Schaffen die Leute um Keppel und Maik Pizzurro es nicht, die Betreiber der Sites zum Löschen zu bewegen, versuchen sie per „Reputation Management“ die negativen Geschichten durch positive Berichte über ihren Klienten abzulösen. Das Problem: Suchmaschinen wie Google lieben negative Berichte. „Wenn Sie den Namen Glatt eingeben, taucht Ihre Geschichte in der NRWZ als erstes auf“, stellt Keppel fest – und es stimmt. Die NRWZ hat sicher ein Dutzend Mal über den Manager und sein Unternehmen berichtet, überwiegend positiv. Aber die Geschichte von seinem Ausscheiden steht ganz oben.
Namen abkürzen?
Mit einem letzten Versuch von Keppel endet die sehr freundliche Unterhaltung: „Meinen Sie, Sie könnten den Nachnamen einfach abkürzen?“ Das scheint absurd, weil doch in allen anderen Berichten der volle Name auftaucht.
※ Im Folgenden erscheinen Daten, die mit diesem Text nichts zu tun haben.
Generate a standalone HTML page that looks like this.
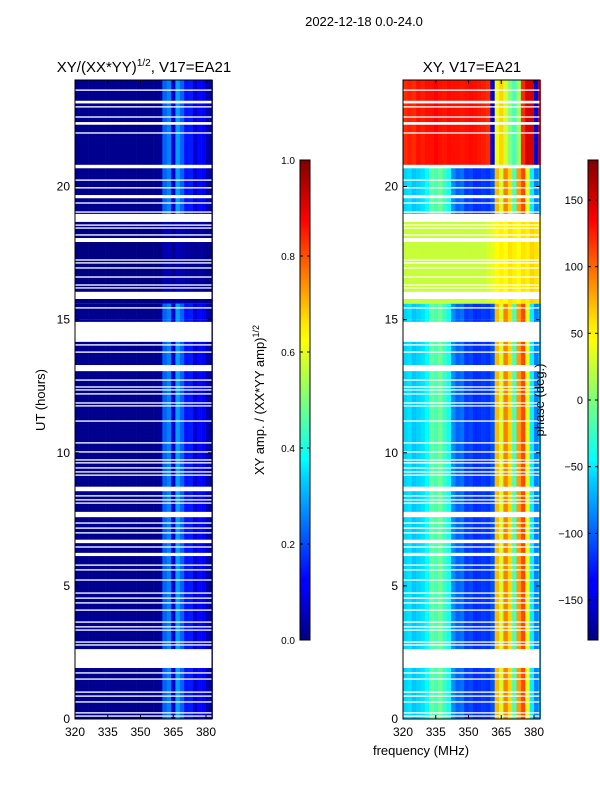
<!DOCTYPE html>
<html><head><meta charset="utf-8"><style>
body{margin:0;background:#fff;}
svg text{font-family:"Liberation Sans","DejaVu Sans",sans-serif;fill:#000;}
</style></head><body>
<svg id="fig" width="600" height="800" xmlns="http://www.w3.org/2000/svg">
<defs>
<linearGradient id="jetv" x1="0" y1="1" x2="0" y2="0">
<stop offset="0" stop-color="#000080"/><stop offset="0.11" stop-color="#0000ff"/><stop offset="0.125" stop-color="#0000ff"/>
<stop offset="0.34" stop-color="#00d4ff"/><stop offset="0.375" stop-color="#00ffff"/><stop offset="0.5" stop-color="#7dff7a"/>
<stop offset="0.625" stop-color="#ffff00"/><stop offset="0.66" stop-color="#ffe600"/><stop offset="0.875" stop-color="#ff0000"/><stop offset="1" stop-color="#800000"/>
</linearGradient>
</defs>
<text x="364" y="26" font-size="13" text-anchor="middle">2022-12-18 0.0-24.0</text>
<text x="144" y="72" font-size="15" text-anchor="middle">XY/(XX*YY)<tspan font-size="10" dy="-6">1/2</tspan><tspan dy="6">, V17=EA21</tspan></text>
<text x="472" y="72" font-size="15" text-anchor="middle">XY, V17=EA21</text>
<g id="ampPanel"></g>
<g id="phPanel"></g>
<g id="axes"></g>
<rect x="300" y="160" width="10" height="480" fill="url(#jetv)" stroke="#000" stroke-width="1"/>
<rect x="588" y="160" width="10" height="480" fill="url(#jetv)" stroke="#000" stroke-width="1"/>
<g id="cbticks"></g>
<text transform="translate(45,400) rotate(-90)" font-size="13" text-anchor="middle">UT (hours)</text>
<text transform="translate(264,400) rotate(-90)" font-size="13" text-anchor="middle">XY amp. / (XX*YY amp)<tspan font-size="9" dy="-5">1/2</tspan></text>
<text transform="translate(544,400) rotate(-90)" font-size="13" text-anchor="middle">phase (deg.)</text>
<text x="421" y="755" font-size="13" text-anchor="middle">frequency (MHz)</text>
</svg>
<script>
// ---- data ----
const freqBins = [320,322,324,326,328,330,332,334,336,338,340,342,344,346,348,350,352,354,356,358,360,362,364,366,368,370,372,374,376,378,380,382];
const ampProfile = [0.015,0.015,0.015,0.015,0.015,0.015,0.015,0.015,0.015,0.015,0.015,0.015,0.015,0.015,0.015,0.015,0.015,0.015,0.015,0.02,0.22,0.25,0.08,0.28,0.22,0.14,0.15,0.08,0.13,0.12,0.04,0.03];
const phaseBlue = [-60,-55,-65,-60,-55,-45,-10,-20,-5,-25,-40,-85,-100,-95,-115,-110,-120,-118,-115,-118,-105,70,30,90,60,-20,80,110,40,-50,-90,-70];
const phaseYellow = [25,25,25,25,25,25,25,25,25,25,25,25,25,25,25,25,25,25,25,30,35,45,50,45,55,50,45,55,50,60,55,50];
const phaseRed = [120,125,120,130,125,130,130,135,130,128,132,130,130,128,130,132,130,128,125,120,-150,40,60,30,0,-20,10,120,150,150,-150,130];
// segments: [startHour, endHour, type, ampScale]
const segStart = [0, 15.0, 15.6, 18.9, 20.8];
const segEnd   = [15.0, 15.6, 18.9, 20.8, 24.0];
const segType  = ["blue","blue","yellow","blue","red"];
const segAmp   = [1.0, 1.0, 0.2, 1.0, 1.0];
// white gaps (no data): centers and widths in hours
const gapCenter = [23.62,23.17,22.99,22.61,22.37,22.01,20.75,20.24,19.95,19.62,19.38,19.04,18.82,18.55,18.44,18.18,17.99,17.24,17.13,16.94,16.60,16.30,16.19,15.91,15.44,14.54,14.05,13.78,13.18,12.73,12.47,12.36,12.21,11.87,11.76,11.19,10.37,10.03,9.73,9.62,9.43,9.28,9.16,8.64,8.38,8.23,8.11,7.68,7.36,7.17,6.99,6.67,6.46,6.18,5.78,5.60,5.22,4.73,4.54,4.36,4.09,3.64,3.46,3.34,2.89,2.78,2.27,1.73,1.50,1.01,0.86,0.64,0.23,0.11];
const gapWidth  = [0.05,0.1,0.05,0.05,0.1,0.05,0.13,0.05,0.05,0.12,0.05,0.05,0.3,0.05,0.05,0.05,0.15,0.05,0.05,0.05,0.05,0.05,0.05,0.27,0.05,0.75,0.05,0.05,0.23,0.05,0.05,0.05,0.05,0.05,0.05,0.05,0.05,0.05,0.05,0.05,0.05,0.05,0.05,0.17,0.05,0.05,0.05,0.2,0.05,0.05,0.05,0.13,0.05,0.12,0.05,0.05,0.05,0.05,0.05,0.05,0.05,0.05,0.05,0.05,0.05,0.05,0.71,0.05,0.05,0.05,0.05,0.05,0.05,0.05];
const yTicks = [0,5,10,15,20];
const xTicks = [320,335,350,365,380];
const ampCbTicks = [0.0,0.2,0.4,0.6,0.8,1.0];
const phCbTicks = [-150,-100,-50,0,50,100,150];

// ---- scales ----
const NS="http://www.w3.org/2000/svg";
const yTop=80, yBot=719, hMax=24;
function yS(h){return yBot-(h/hMax)*(yBot-yTop);}
function xS(f,x0){return x0+(f-320)*(131/60);}
const fMax=383;
function jet(v){v=Math.max(0,Math.min(1,v));
 const r=Math.max(0,Math.min(1,1.5-Math.abs(4*v-3)));
 const g=Math.max(0,Math.min(1,1.5-Math.abs(4*v-2)));
 const b=Math.max(0,Math.min(1,1.5-Math.abs(4*v-1)));
 return `rgb(${Math.round(r*255)},${Math.round(g*255)},${Math.round(b*255)})`;}
function el(tag,attrs,parent){const e=document.createElementNS(NS,tag);for(const k in attrs)e.setAttribute(k,attrs[k]);parent.appendChild(e);return e;}
const profiles={blue:phaseBlue,yellow:phaseYellow,red:phaseRed};

function drawPanel(gId,x0,isAmp){
 const g=document.getElementById(gId);
 for(let s=0;s<segStart.length;s++){
  const y1=yS(segEnd[s]), y2=yS(segStart[s]);
  for(let i=0;i<freqBins.length;i++){
   const fa=freqBins[i], fb=Math.min(fMax, i+1<freqBins.length?freqBins[i+1]:fMax);
   const xa=xS(fa,x0), xb=xS(fb,x0);
   const v = isAmp ? ampProfile[i]*segAmp[s] : (profiles[segType[s]][i]+180)/360;
   const r=el('rect',{x:xa,y:y1,width:xb-xa+0.3,height:y2-y1,fill:jet(v)},g);
   
   
  }
 }
 for(let k=0;k<gapCenter.length;k++){
  const ya=yS(gapCenter[k]+gapWidth[k]/2), yb=yS(gapCenter[k]-gapWidth[k]/2);
  const r=el('rect',{x:x0,y:ya,width:137,height:Math.max(1.2,yb-ya),fill:'#fff'},g);
  
  
 }
}
drawPanel('ampPanel',75,true);
drawPanel('phPanel',403,false);

const ax=document.getElementById('axes');
[75,403].forEach(x0=>{
 const f=el('rect',{x:x0,y:yTop,width:137,height:yBot-yTop,fill:'none',stroke:'#000','stroke-width':1},ax);
 
 
 yTicks.forEach(t=>{const y=yS(t);
  el('line',{x1:x0,y1:y,x2:x0+4,y2:y,stroke:'#000'},ax);
  el('line',{x1:x0+137,y1:y,x2:x0+133,y2:y,stroke:'#000'},ax);
  const tx=el('text',{x:x0-5,y:y+4,'font-size':12,'text-anchor':'end'},ax);tx.textContent=t;
  
  
 });
 xTicks.forEach(t=>{const x=xS(t,x0);
  el('line',{x1:x,y1:yBot,x2:x,y2:yBot-4,stroke:'#000'},ax);
  el('line',{x1:x,y1:yTop,x2:x,y2:yTop+4,stroke:'#000'},ax);
  const tx=el('text',{x:x,y:yBot+17,'font-size':12,'text-anchor':'middle'},ax);tx.textContent=t;
  
  
 });
});
const cb=document.getElementById('cbticks');
ampCbTicks.forEach(t=>{const y=640-t*480;
 el('line',{x1:300,y1:y,x2:303,y2:y,stroke:'#000'},cb);
 el('line',{x1:310,y1:y,x2:307,y2:y,stroke:'#000'},cb);
 const tx=el('text',{x:295,y:y+4,'font-size':10,'text-anchor':'end'},cb);tx.textContent=t.toFixed(1);
 
 
});
phCbTicks.forEach(t=>{const y=640-(t+180)/360*480;
 el('line',{x1:588,y1:y,x2:591,y2:y,stroke:'#000'},cb);
 el('line',{x1:598,y1:y,x2:595,y2:y,stroke:'#000'},cb);
 const tx=el('text',{x:583,y:y+4,'font-size':11,'text-anchor':'end'},cb);tx.textContent=t<0?'\u2212'+(-t):t;
 
 
});
</script>
</body></html>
Aus Suchmaschinensicht sei das natürlich anders, entgegnet Keppel: „Für Sie wäre das ein kleiner Schritt“, lockt er, „für uns ein Riesenerfolg.“
Aber den gönnen wir ihm nicht. Wenn ein Top-Manager aus einem Unternehmen ausscheidet, weil man sich nicht auf die Vertragsbedingungen einigen kann, dann ist das ein ganz normaler Vorgang. Einerseits. Andererseits: Dass ein potenzieller Arbeitgeber deshalb zurück zucken wird, logisch. Ein Spitzenverdiener wie Glatt sollte das wissen. Wir bleiben bei den Fakten.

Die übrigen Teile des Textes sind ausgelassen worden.